9. The appellant has raised the grievance that the “go slow” strategy is still in continuation because of which the work and production are affected. The respondent herein has interpreted the impugned judgment as a direction to pay full wages. This is disputed by the counsel for the first respondent. However, the first respondent does not dispute and has accepted the findings in the impugned judgment that pro rata deduction/reduction in wages is permissible if there is a deliberate attempt to not produce or do work by resorting to “go slow” strategy.

We perceive and believe that the impugned judgment protects the interest of the appellant and the workmen by prescribing the right procedure which should be followed in case the appellant is of the opinion that the workmen, though present on duty, are not working and are not giving the agreed production on the basis of which wages and incentives have been fixed.
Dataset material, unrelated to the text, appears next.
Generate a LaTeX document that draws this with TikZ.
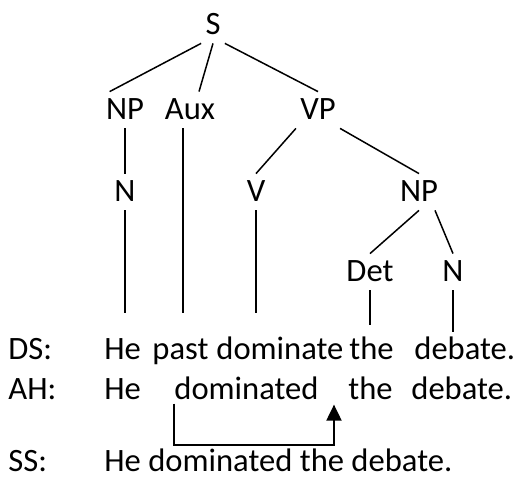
\documentclass[tikz,border=0pt]{standalone}
\usepackage{fontspec}
\setmainfont{Carlito}
\usetikzlibrary{arrows.meta}

\begin{document}
\begin{tikzpicture}[x=0.5pt,y=0.5pt,
  cat/.style={font=\fontsize{16.3pt}{19pt}\selectfont,anchor=base,inner xsep=2pt,inner ysep=4pt,text height=10pt,text depth=0pt},
  word/.style={font=\fontsize{16.3pt}{19pt}\selectfont,anchor=base west,inner sep=0pt},
  branch/.style={line width=0.75pt}]
  \useasboundingbox (0,0) rectangle (516,481);
  % \draw[thin,gray!40] (0,0) grid[step=20] (516,481);
  \node[cat] (S) at (213,446) {S};
  \node[cat] (np) at (125,361) {NP};
  \node[cat] (aux) at (190,361) {Aux};
  \node[cat] (vp) at (318,361) {VP};
  \node[cat] (n1) at (125,279) {N};
  \node[cat] (v) at (256,279) {V};
  \node[cat] (np2) at (419,279) {NP};
  \node[cat] (det) at (370,199) {Det};
  \node[cat] (n2) at (453,199) {N};

  \node[word] (dslbl) at (8,121) {DS:};
  \node[word] (dshe) at (104,121) {He};
  \node[word] (dspast) at (152,121) {past};
  \node[word] (dsdom) at (216,121) {dominate};
  \node[word] (dsthe) at (349,121) {the};
  \node[word] (dsdeb) at (414,121) {debate.};

  \node[word] (ahlbl) at (8,81) {AH:};
  \node[word] (ahhe) at (104,81) {He};
  \node[word] (ahdom) at (174,81) {dominated};
  \node[word] (ahthe) at (348,81) {the};
  \node[word] (ahdeb) at (411,81) {debate.};

  \node[word] (sslbl) at (8,9) {SS:};
  \node[word] (ss) at (104,9) {He dominated the debate.};

  \draw[branch] (S.south west) -- ([xshift=4pt]np.north west);
  \draw[branch] (S.south) -- ([xshift=4.5pt]aux.north);
  \draw[branch] (S.south east) -- (vp.north);
  \draw[branch] (np.south) -- (n1.north);
  \draw[branch] (vp.south west) -- (v.north);
  \draw[branch] (vp.south east) -- (np2.north);
  \draw[branch] (np2.south) -- (det.north);
  \draw[branch] ([xshift=8pt]np2.south) -- (n2.north);
  % down to the DS words
  \draw[branch] (n1.south) -- ([yshift=13pt]n1.south |- dshe.north);
  \draw[branch] ([xshift=-3.5pt]aux.south) -- ([xshift=-3.5pt,yshift=13pt]aux.south |- dshe.north);
  \draw[branch] (v.south) -- ([yshift=13pt]v.south |- dshe.north);
  \draw[branch] (det.south) -- ([yshift=7pt]det.south |- dshe.north);
  \draw[branch] (n2.south) -- ([yshift=3.5pt]n2.south |- dshe.north);

  \draw[line width=1pt,-{Triangle[width=7.5pt,length=8pt]}] ([yshift=-1.5pt]ahdom.south west) -- ++(0,-41) -| ([xshift=7.5pt,yshift=-2pt]ahdom.south east);
\end{tikzpicture}
\end{document}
This would depend upon the factual matrix and have to be ascertained in case of dispute to render any firm opinion. The procedure prescribed should be followed.

10. Recording the aforesaid, the appeal is disposed of without any order as to cost.
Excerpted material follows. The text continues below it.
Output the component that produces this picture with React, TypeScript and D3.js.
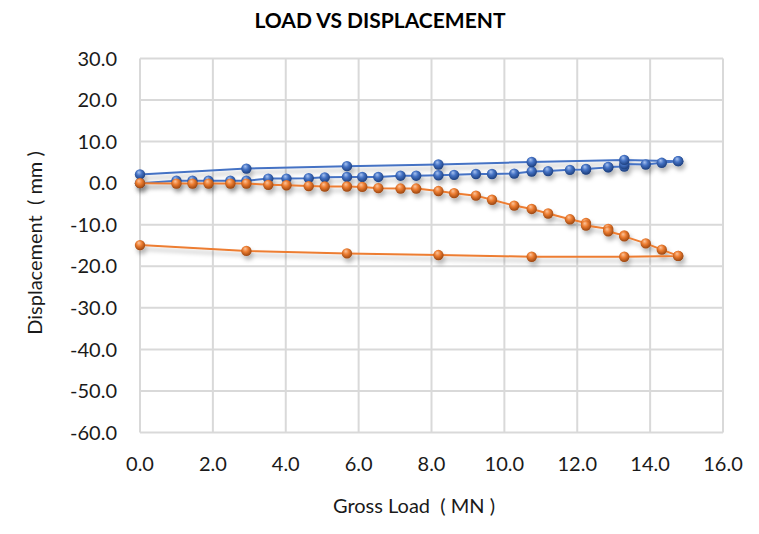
import React from "react";
import * as d3 from "d3";

// ---- data ----
const loadUp = [0, 1.0, 1.44, 1.88, 2.48, 2.92, 3.52, 4.02, 4.63, 5.07, 5.68, 6.1, 6.54, 7.15, 7.58, 8.19, 8.62, 9.22, 9.66, 10.27, 10.75, 11.2, 11.8, 12.24, 12.24, 12.85, 12.85, 13.29, 13.29, 13.88, 14.32, 14.77];
const loadDown = [14.77, 13.29, 10.75, 8.19, 5.68, 2.92, 0];
const blueUp = [0.0, 0.6, 0.6, 0.6, 0.6, 0.6, 1.1, 1.1, 1.2, 1.4, 1.5, 1.5, 1.5, 1.8, 1.8, 1.9, 2.0, 2.2, 2.2, 2.3, 2.8, 2.9, 3.2, 3.3, 3.4, 3.8, 3.9, 4.0, 4.6, 4.5, 4.9, 5.3];
const blueDown = [5.3, 5.6, 5.1, 4.5, 4.1, 3.5, 2.1];
const orangeUp = [0.0, -0.1, -0.1, -0.1, -0.1, -0.1, -0.4, -0.5, -0.7, -0.8, -0.8, -0.9, -1.2, -1.3, -1.3, -1.9, -2.4, -3.0, -4.0, -5.4, -6.2, -7.3, -8.7, -9.6, -10.2, -11.0, -11.6, -12.6, -12.8, -14.5, -16.0, -17.5];
const orangeDown = [-17.5, -17.7, -17.7, -17.3, -16.9, -16.3, -14.9];
const xTicks = [0, 2, 4, 6, 8, 10, 12, 14, 16];
const yTicks = [30, 20, 10, 0, -10, -20, -30, -40, -50, -60];

const title = "LOAD VS DISPLACEMENT";
const xTitle = "Gross Load  ( MN )";
const yTitle = "Displacement  ( mm )";

const W = 759;
const H = 534;
const FONT = "Lato, 'Open Sans', sans-serif";

export default function App() {
  const x = d3.scaleLinear().domain([0, 16]).range([140, 723]);
  const y = d3.scaleLinear().domain([-60, 30]).range([432.5, 58.5]);

  const blue = [...loadUp, ...loadDown].map((l, i) => [l, [...blueUp, ...blueDown][i]] as [number, number]);
  const orange = [...loadUp, ...loadDown].map((l, i) => [l, [...orangeUp, ...orangeDown][i]] as [number, number]);

  const line = d3
    .line<[number, number]>()
    .x((d) => x(d[0]))
    .y((d) => y(d[1]));

  const series = [
    { name: "blue", data: blue, color: "#4472C4", grad: "gBlue" },
    { name: "orange", data: orange, color: "#ED7D31", grad: "gOrange" },
  ];

  const fmt = (v: number) => v.toFixed(1);
  const pre: React.CSSProperties = { whiteSpace: "pre" };

  return (
    <svg
      width={W}
      height={H}
      style={{ position: "absolute", left: 0, top: 0, background: "#fff" }}
      fontFamily={FONT}
    >
      <defs>
        <radialGradient id="gBlue" cx="45%" cy="40%" r="60%" fx="38%" fy="28%">
          <stop offset="0%" stopColor="#a9c3f0" />
          <stop offset="45%" stopColor="#4472C4" />
          <stop offset="100%" stopColor="#1d3f7e" />
        </radialGradient>
        <radialGradient id="gOrange" cx="45%" cy="40%" r="60%" fx="38%" fy="28%">
          <stop offset="0%" stopColor="#fbc59d" />
          <stop offset="45%" stopColor="#ED7D31" />
          <stop offset="100%" stopColor="#9a4510" />
        </radialGradient>
        <filter id="shadow" x="-20%" y="-20%" width="140%" height="160%">
          <feDropShadow dx="2" dy="4" stdDeviation="2.2" floodColor="#000" floodOpacity="0.28" />
        </filter>
        <filter id="zshadow" x="-5%" y="-200%" width="110%" height="600%">
          <feDropShadow dx="0" dy="4" stdDeviation="3" floodColor="#000" floodOpacity="0.22" />
        </filter>
      </defs>

      {/* title */}
      <text x={380} y={28} textAnchor="middle" fontSize={21} fontWeight="bold" fill="#000">
        {title}
      </text>

      {/* grid */}
      <g stroke="#D9D9D9" strokeWidth={2}>
        {xTicks.map((t) => (
          <line key={"gx" + t} x1={x(t)} x2={x(t)} y1={y(30)} y2={y(-60)} />
        ))}
        {yTicks.filter((t) => t !== 0).map((t) => (
          <line key={"gy" + t} x1={x(0)} x2={x(16)} y1={y(t)} y2={y(t)} />
        ))}
      </g>
      {/* zero axis line */}
      <line x1={x(0)} x2={x(16)} y1={y(0)} y2={y(0)} stroke="#A6A6A6" strokeWidth={2.2} filter="url(#zshadow)" />

      {/* y tick labels */}
      <g fontSize={20} fill="#1a1a1a" textAnchor="end">
        {yTicks.map((t) => (
          <text key={"ty" + t} x={117} y={y(t)} dy="0.36em">
            {fmt(t)}
          </text>
        ))}
      </g>
      {/* x tick labels */}
      <g fontSize={20} fill="#1a1a1a" textAnchor="middle">
        {xTicks.map((t) => (
          <text key={"tx" + t} x={x(t)} y={470.5}>
            {fmt(t)}
          </text>
        ))}
      </g>

      {/* axis titles */}
      <text x={414} y={513} textAnchor="middle" fontSize={20} fill="#1a1a1a" style={pre}>
        {xTitle}
      </text>
      <text
        transform={`translate(42,243) rotate(-90)`}
        textAnchor="middle"
        fontSize={20}
        fill="#1a1a1a"
        style={pre}
      >
        {yTitle}
      </text>

      {/* series */}
      {series.map((s) => (
        <g key={s.name} filter="url(#shadow)">
          <path d={line(s.data) ?? ""} fill="none" stroke={s.color} strokeWidth={2} />
          {s.data.map((d, i) => (
            <circle key={i} cx={x(d[0])} cy={y(d[1])} r={5.2} fill={`url(#${s.grad})`} />
          ))}
        </g>
      ))}
    </svg>
  );
}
………………………………..J. (AJAY RASTOGI)

………………………………..J. (SANJIV KHANNA)

NEW DELHI;

MARCH 29, 2022.

1 Section 10(3) of the Industrial Disputes Act, 1947.

2 “Section 10B. Power to issue order regarding terms and conditions of service pending settlement of dispute” inserted vide Karnataka Act 5 of 1988, sec. 3 (w.e.f. 07-04-1988).

3 For short, ‘the Act’.

4 33-C. Recovery of money due from an employer.-(1) Where any money is due to a workman from an employer under a settlement or an award or under the provisions of Chapter V-A or Chapter V-B, the workman himself or any other person authorised by him in writing in this behalf, or, in the case of the death of the workman, his assignee or heirs may, without prejudice to any other mode of recovery, make an application to the appropriate Government for the recovery of the money due to him, and if the appropriate Government is satisfied that any money is so due, it shall issue a certificate for that amount to the Collector who shall proceed to recover the same in the same manner as an arrear of land revenue:

Provided that every such application shall be made within one year from the date on which the money became due to the workman from the employer:

Provided further that any such application may be entertained after the expiry of the said period of one year, if the appropriate Government is satisfied that the applicant had sufficient cause for not making the application within the said period.